DATA SECTION:
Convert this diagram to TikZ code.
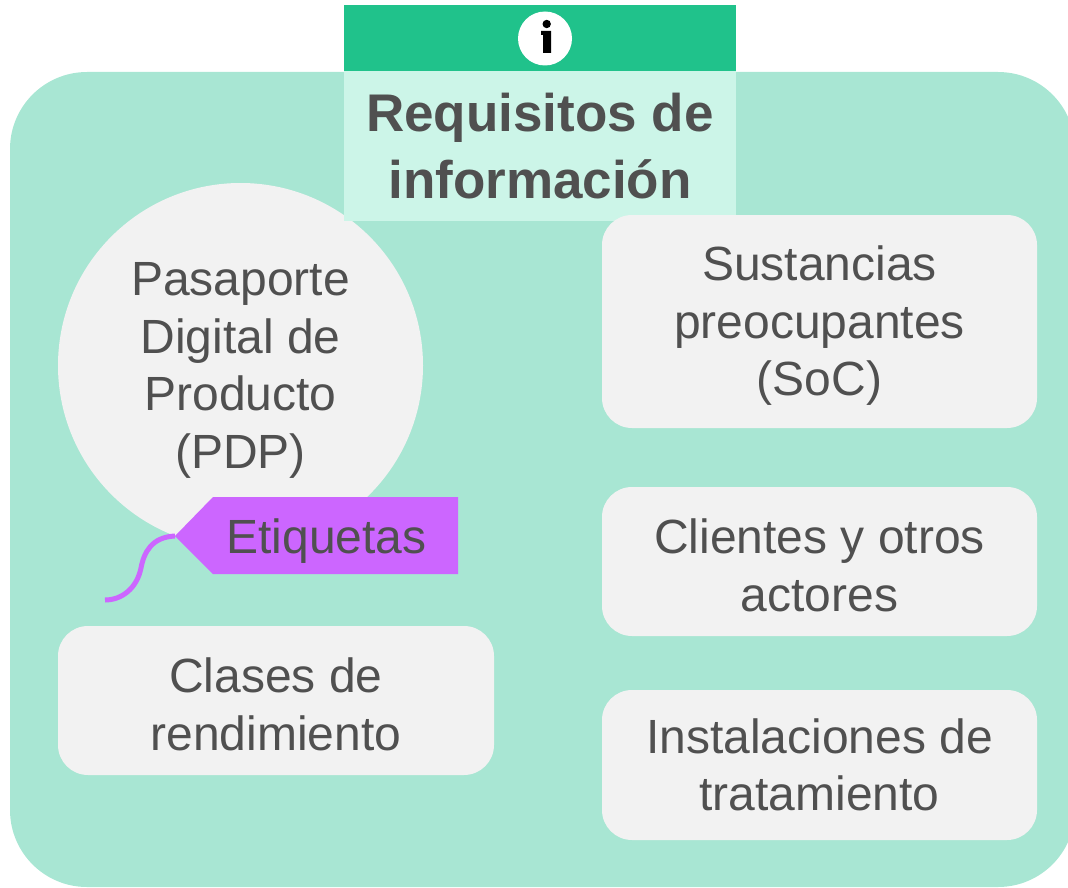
\documentclass[tikz,border=0pt]{standalone}
\usepackage{fontspec}
\setmainfont{Liberation Sans}
\definecolor{mintbg}{HTML}{A8E6D3}
\definecolor{headgreen}{HTML}{20C28B}
\definecolor{lightmint}{HTML}{CCF5E8}
\definecolor{boxgray}{HTML}{F2F2F2}
\definecolor{tagpurple}{HTML}{CC66FF}
\definecolor{textgray}{HTML}{505050}
\newcommand\tstrut{\rule{0pt}{43pt}}
\begin{document}
\begin{tikzpicture}[x=1pt,y=-1pt,
  txt/.style={text=textgray, font=\fontsize{48}{57.6}\selectfont, align=center, inner sep=0pt},
  graybox/.style={fill=boxgray, rounded corners=30pt, draw=none, minimum width=435pt, txt},
  tagshape/.style={fill=tagpurple, draw=none},
  tagstring/.style={draw=tagpurple, line width=5pt}]
\useasboundingbox (0,0) rectangle (1068,888);
\clip (0,0) rectangle (1068,888);
% main background
\fill[mintbg, rounded corners=77pt] (10,72) rectangle (1075,887);
% circle PDP
\node[circle, fill=boxgray, minimum size=365pt, txt] (pdp) at (240.5,365.5)
  {\tstrut Pasaporte\\Digital de\\Producto\\(PDP)};
% header
\node[fill=headgreen, minimum width=392pt, minimum height=67pt, inner sep=0pt] (head) at (540,38.5) {};
\node[fill=lightmint, minimum width=392pt, minimum height=150pt, inner sep=0pt,
  text=textgray, align=center, font=\fontsize{53}{67}\selectfont\bfseries] (title) at (540,146)
  {Requisitos de\\información};
% info icon
\node[circle, fill=white, minimum size=54pt, inner sep=0pt] (icon) at (545,38.5) {};
\fill[black] (546.7,24) circle (4.2pt);
\fill[black] (541,31) -- (551,31) -- (551,53) -- (543,53) -- (543,35) -- (541,35) -- cycle;
% gray boxes
\node[graybox, minimum height=213pt] (soc) at (819.5,321.5) {\tstrut Sustancias\\preocupantes\\(SoC)};
\node[graybox, minimum height=149pt] (cli) at (819.5,561.5) {\tstrut Clientes y otros\\actores};
\node[graybox, minimum height=150pt] (ins) at (819.5,765) {Instalaciones de\\tratamiento};
\node[graybox, minimum width=436pt, minimum height=149pt] (cla) at (276,700.5) {\tstrut Clases de\\rendimiento};
% tag
\coordinate (tip) at (175,536);
\coordinate (strend) at (105,600);
\fill[tagshape] (tip) -- (213,497) -- (458,497) -- (458,574) -- (213,574) -- cycle;
\node[txt] (tag) at (326.5,537) {\tstrut Etiquetas};
\draw[tagstring] (tip) .. controls (152,537) and (144,552) .. (141,568)
  .. controls (137,588) and (122,600) .. (strend);
\end{tikzpicture}
\end{document}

WRITTEN EXERCISE: Output each line exactly; omit every picture.

WRITTEN ANSWER:
Convert this diagram to TikZ code.
\documentclass[tikz,border=0pt]{standalone}
\usepackage{fontspec}
\setmainfont{Liberation Sans}
\definecolor{mintbg}{HTML}{A8E6D3}
\definecolor{headgreen}{HTML}{20C28B}
\definecolor{lightmint}{HTML}{CCF5E8}
\definecolor{boxgray}{HTML}{F2F2F2}
\definecolor{tagpurple}{HTML}{CC66FF}
\definecolor{textgray}{HTML}{505050}
\newcommand\tstrut{\rule{0pt}{43pt}}
\begin{document}
\begin{tikzpicture}[x=1pt,y=-1pt,
  txt/.style={text=textgray, font=\fontsize{48}{57.6}\selectfont, align=center, inner sep=0pt},
  graybox/.style={fill=boxgray, rounded corners=30pt, draw=none, minimum width=435pt, txt},
  tagshape/.style={fill=tagpurple, draw=none},
  tagstring/.style={draw=tagpurple, line width=5pt}]
\useasboundingbox (0,0) rectangle (1068,888);
\clip (0,0) rectangle (1068,888);
% main background
\fill[mintbg, rounded corners=77pt] (10,72) rectangle (1075,887);
% circle PDP
\node[circle, fill=boxgray, minimum size=365pt, txt] (pdp) at (240.5,365.5)
  {\tstrut Pasaporte\\Digital de\\Producto\\(PDP)};
% header
\node[fill=headgreen, minimum width=392pt, minimum height=67pt, inner sep=0pt] (head) at (540,38.5) {};
\node[fill=lightmint, minimum width=392pt, minimum height=150pt, inner sep=0pt,
  text=textgray, align=center, font=\fontsize{53}{67}\selectfont\bfseries] (title) at (540,146)
  {Requisitos de\\información};
% info icon
\node[circle, fill=white, minimum size=54pt, inner sep=0pt] (icon) at (545,38.5) {};
\fill[black] (546.7,24) circle (4.2pt);
\fill[black] (541,31) -- (551,31) -- (551,53) -- (543,53) -- (543,35) -- (541,35) -- cycle;
% gray boxes
\node[graybox, minimum height=213pt] (soc) at (819.5,321.5) {\tstrut Sustancias\\preocupantes\\(SoC)};
\node[graybox, minimum height=149pt] (cli) at (819.5,561.5) {\tstrut Clientes y otros\\actores};
\node[graybox, minimum height=150pt] (ins) at (819.5,765) {Instalaciones de\\tratamiento};
\node[graybox, minimum width=436pt, minimum height=149pt] (cla) at (276,700.5) {\tstrut Clases de\\rendimiento};
% tag
\coordinate (tip) at (175,536);
\coordinate (strend) at (105,600);
\fill[tagshape] (tip) -- (213,497) -- (458,497) -- (458,574) -- (213,574) -- cycle;
\node[txt] (tag) at (326.5,537) {\tstrut Etiquetas};
\draw[tagstring] (tip) .. controls (152,537) and (144,552) .. (141,568)
  .. controls (137,588) and (122,600) .. (strend);
\end{tikzpicture}
\end{document}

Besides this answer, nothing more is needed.